Il est mort au printemps 1976.
C’est un infarctus qui l’a tué.
Il venait de prendre sa retraite d’ouvrier de l’arsenal.
Il avait à peine 59 ans.
Il était obèse.
[A cause de ça, mon père est super angoissé par son poids: à 58 kilos, il se trouve « gras comme un cochon », alors que ma mère affiche, pour une taille identique, un bon 75 kilos sur la balance. A cause de ça également, mon père a vu arriver ses 60 ans avec angoisse, comme si la fatalité pouvait lui interdire d’arriver à un âge que son propre père n’avait jamais atteint.]
Peu de temps avant sa mort , il m’avait emmenée au cinéma voir « Blanche-Neige ». J’avais été si odieuse que nous étions partis avant la fin.
Il avait constamment une casquette grise vissée sur la tête.
Ma grand-mère était sa seconde épouse.
Il avait divorcé de la première.
Sa mère était, paraît-il, une femme odieuse à qui il témoignait un dévouement aveugle.
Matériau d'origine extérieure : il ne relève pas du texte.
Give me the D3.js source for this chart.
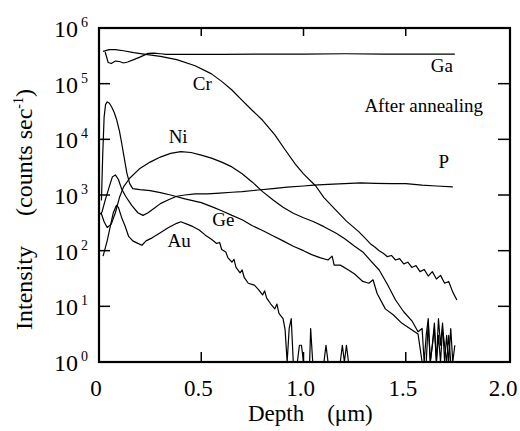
<!DOCTYPE html>
<html lang="en">
<head>
<meta charset="UTF-8">
<title>Depth profile after annealing</title>
<script src="https://d3js.org/d3.v7.min.js"></script>
<style>
  body { margin: 0; background: #fff; }
  text { font-family: "Liberation Serif", "Times New Roman", serif; fill: #000; }
</style>
</head>
<body>
<svg id="chart"></svg>
<script>
// depth (um), counts/sec; zero counts are drawn on the 10^0 floor
const gaData = [[0.03,3.7e5],[0.045,2.4e5],[0.06,2.3e5],[0.08,2.55e5],[0.1,2.5e5],[0.12,2.35e5],[0.14,2.45e5],[0.17,2.7e5],[0.2,3.0e5],[0.24,3.5e5],[0.27,3.55e5],[0.3,3.45e5],[0.33,3.35e5],[0.4,3.35e5],[0.6,3.35e5],[0.8,3.4e5],[1.0,3.4e5],[1.2,3.45e5],[1.4,3.4e5],[1.6,3.4e5],[1.74,3.4e5]];
const crData = [[0.02,3.8e5],[0.05,4.1e5],[0.08,4.1e5],[0.12,3.9e5],[0.17,3.6e5],[0.22,3.4e5],[0.3,3.1e5],[0.38,2.7e5],[0.47,2.1e5],[0.55,1.5e5],[0.6,1.1e5],[0.65,7.7e4],[0.7,5e4],[0.75,3.3e4],[0.8,2.2e4],[0.86,1.2e4],[0.91,6.5e3],[0.96,3.6e3],[1.0,2.4e3],[1.06,1.45e3],[1.1,900],[1.157,540],[1.21,340],[1.27,220],[1.3,170],[1.33,130],[1.35,115],[1.37,100],[1.39,90],[1.41,78],[1.43,82],[1.45,68],[1.47,72],[1.49,58],[1.51,62],[1.53,50],[1.55,54],[1.57,42],[1.59,46],[1.61,35],[1.63,42],[1.65,31],[1.67,36],[1.69,26],[1.71,28],[1.73,18],[1.75,13]];
const niData = [[0.01,480],[0.025,330],[0.04,260],[0.06,300],[0.08,480],[0.1,900],[0.12,1.4e3],[0.15,2.0e3],[0.2,3.0e3],[0.25,3.9e3],[0.3,4.8e3],[0.35,5.6e3],[0.4,6.0e3],[0.45,5.8e3],[0.5,5.2e3],[0.55,4.6e3],[0.6,3.9e3],[0.65,3.2e3],[0.7,2.4e3],[0.75,1.7e3],[0.8,1.15e3],[0.85,820],[0.9,600],[0.95,470],[1.0,390],[1.05,330],[1.1,270],[1.16,205],[1.2,165],[1.25,120],[1.29,95],[1.33,65],[1.37,45],[1.41,25],[1.45,13],[1.49,8],[1.53,5.5],[1.56,3.5],[1.58,4],[1.59,1],[1.6,3],[1.61,6],[1.62,1],[1.63,2],[1.64,5],[1.65,1],[1.66,3],[1.67,1],[1.68,4],[1.69,2],[1.7,1],[1.71,3],[1.72,1]];
const geData = [[0.012,800],[0.018,5e3],[0.025,2.5e4],[0.032,4.2e4],[0.04,4.7e4],[0.05,4.5e4],[0.062,3.8e4],[0.075,3e4],[0.087,2.2e4],[0.1,1.4e4],[0.111,8.5e3],[0.124,4.5e3],[0.136,2.5e3],[0.15,1.6e3],[0.165,1.3e3],[0.2,1.25e3],[0.25,1.2e3],[0.3,1.1e3],[0.35,1.0e3],[0.42,850],[0.5,730],[0.56,600],[0.6,520],[0.65,430],[0.7,360],[0.75,280],[0.8,230],[0.85,185],[0.9,150],[0.95,120],[1.0,100],[1.04,85],[1.08,75],[1.12,68],[1.14,80],[1.15,55],[1.18,55],[1.22,45],[1.25,38],[1.29,28],[1.32,26],[1.34,30],[1.36,17],[1.4,9],[1.44,7],[1.48,5],[1.52,4],[1.56,3.2],[1.58,1],[1.6,1],[1.61,5],[1.62,1],[1.64,4],[1.65,1],[1.66,6],[1.67,2],[1.68,5],[1.69,1],[1.7,3],[1.71,1],[1.72,4],[1.73,1],[1.74,2]];
const pData = [[0.005,450],[0.015,500],[0.03,800],[0.05,1.4e3],[0.065,2.1e3],[0.08,2.3e3],[0.095,1.9e3],[0.11,1.3e3],[0.13,950],[0.16,650],[0.19,480],[0.215,430],[0.24,480],[0.27,580],[0.3,700],[0.34,820],[0.38,950],[0.42,1.0e3],[0.47,1.05e3],[0.53,1.05e3],[0.59,1.08e3],[0.65,1.12e3],[0.7,1.15e3],[0.78,1.23e3],[0.85,1.3e3],[0.92,1.38e3],[1.0,1.45e3],[1.05,1.5e3],[1.12,1.55e3],[1.2,1.6e3],[1.28,1.65e3],[1.35,1.62e3],[1.43,1.6e3],[1.5,1.6e3],[1.58,1.5e3],[1.65,1.45e3],[1.73,1.4e3]];
const auData = [[0.02,80],[0.04,150],[0.055,270],[0.07,480],[0.085,650],[0.095,600],[0.11,400],[0.127,280],[0.145,180],[0.165,150],[0.19,135],[0.21,125],[0.23,150],[0.26,170],[0.3,210],[0.34,260],[0.38,310],[0.4,330],[0.43,300],[0.46,270],[0.49,235],[0.52,190],[0.55,160],[0.575,135],[0.59,140],[0.6,105],[0.62,95],[0.63,75],[0.65,62],[0.66,70],[0.67,50],[0.69,40],[0.7,45],[0.71,33],[0.73,26],[0.76,24],[0.78,20],[0.8,16],[0.81,19],[0.82,14],[0.84,11],[0.86,9],[0.87,11],[0.88,7.5],[0.9,6],[0.91,3.8],[0.92,1],[0.93,4],[0.94,6],[0.95,1],[0.97,1],[0.98,2],[0.99,2],[1.0,1],[1.03,1],[1.035,4],[1.045,1],[1.1,1],[1.11,2],[1.12,1],[1.18,1],[1.19,2],[1.2,1],[1.21,2],[1.22,1],[1.23,1]];

const series = [gaData, crData, niData, geData, pData, auData];

const xTicks = [0, 0.5, 1.0, 1.5, 2.0];
const xTickLabels = ["0", "0.5", "1.0", "1.5", "2.0"];
const yExponents = [0, 1, 2, 3, 4, 5, 6];

// label anchors in data coordinates
const labels = [
  { text: "Ga", d: 1.676, v: 1.62e5 },
  { text: "After annealing", d: 1.588, v: 3.1e4 },
  { text: "P", d: 1.686, v: 3.05e3 },
  { text: "Cr", d: 0.505, v: 7.7e4 },
  { text: "Ni", d: 0.387, v: 8.6e3 },
  { text: "Ge", d: 0.608, v: 277 },
  { text: "Au", d: 0.392, v: 116 }
];

const W = 520, H = 431;
const plotL = 99, plotR = 510, plotT = 28, plotB = 362;

const svg = d3.select("#chart")
  .attr("width", W).attr("height", H)
  .attr("font-family", "'Liberation Serif', 'Times New Roman', serif");

const x = d3.scaleLinear().domain([0, 2]).range([plotL, 508]);
const y = d3.scaleLog().domain([1, 1e6]).range([plotB, plotT]);

const line = d3.line()
  .x(d => x(d[0]))
  .y(d => y(Math.max(1, d[1])));

svg.append("g")
  .selectAll("path")
  .data(series)
  .enter()
  .append("path")
  .attr("d", line)
  .attr("fill", "none")
  .attr("stroke", "#000")
  .attr("stroke-width", 1.2)
  .attr("stroke-linejoin", "round");

// ticks (inside)
const tickG = svg.append("g").attr("stroke", "#000").attr("stroke-width", 1.5);
xTicks.slice(1, 4).forEach(t => {
  tickG.append("line").attr("x1", x(t)).attr("x2", x(t)).attr("y1", plotB).attr("y2", plotB - 10);
  tickG.append("line").attr("x1", x(t)).attr("x2", x(t)).attr("y1", plotT).attr("y2", plotT + 8);
});
yExponents.slice(1, 6).forEach(e => {
  tickG.append("line").attr("x1", plotL).attr("x2", plotL + 11).attr("y1", y(Math.pow(10, e))).attr("y2", y(Math.pow(10, e)));
  tickG.append("line").attr("x1", plotR).attr("x2", plotR - 12).attr("y1", y(Math.pow(10, e))).attr("y2", y(Math.pow(10, e)));
});

// frame
svg.append("rect")
  .attr("x", plotL).attr("y", plotT)
  .attr("width", plotR - plotL).attr("height", plotB - plotT)
  .attr("fill", "none").attr("stroke", "#000").attr("stroke-width", 2.2);

// y tick labels 10^n
const yl = svg.append("g").selectAll("g").data(yExponents).enter().append("g");
yl.append("text")
  .attr("x", 78).attr("y", e => y(Math.pow(10, e)) + 9)
  .attr("text-anchor", "end").style("font-size", "24px")
  .text("10");
yl.append("text")
  .attr("x", 81).attr("y", e => y(Math.pow(10, e)) - 1)
  .style("font-size", "14px")
  .text(e => e);

// x tick labels
svg.append("g").selectAll("text").data(xTicks).enter().append("text")
  .attr("x", d => Math.min(x(d) - 3, 503)).attr("y", 396)
  .attr("text-anchor", "middle").style("font-size", "23px")
  .text((d, i) => xTickLabels[i]);

// axis titles
svg.append("text")
  .attr("x", 248).attr("y", 421)
  .style("font-size", "23px")
  .attr("xml:space", "preserve")
  .text("Depth    (\u03bcm)");

const yt = svg.append("text")
  .attr("transform", "translate(32,330) rotate(-90)")
  .style("font-size", "24px")
  .attr("xml:space", "preserve");
yt.append("tspan").text("Intensity     (counts sec");
yt.append("tspan").attr("dy", -9).style("font-size", "14px").text("-1");
yt.append("tspan").attr("dy", 9).text(")");

// curve labels
svg.append("g").selectAll("text").data(labels).enter().append("text")
  .attr("x", d => x(d.d)).attr("y", d => y(d.v))
  .attr("text-anchor", "middle").style("font-size", "19px")
  .text(d => d.text);
</script>
</body>
</html>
Elle habitait avec lui et a consciencieusement pourri la vie de ma grand-mère, exigeant par exemple, pendant la guerre, les rations de lait de celle-ci qui était alors enceinte de mon père.
J’ai cru comprendre qu’il était gentil et plutôt mou de caractère.
Que, peut-être, mon oncle n’était pas son fils.
C’est tout.
Mon nom de famille, celui dont j’ai refusé de changer en me mariant même s’il ne sonne pas très bien, me vient de lui. Tout comme le quart du sang qui coule dans mes veines. Pourtant, je ne sais presque rien de cet homme. Avait-il des frères et soeurs? Pourquoi a-t-il divorcé de sa première femme? Qu’aimait-il faire pendant son temps libre? Qu’ai-je hérité de lui?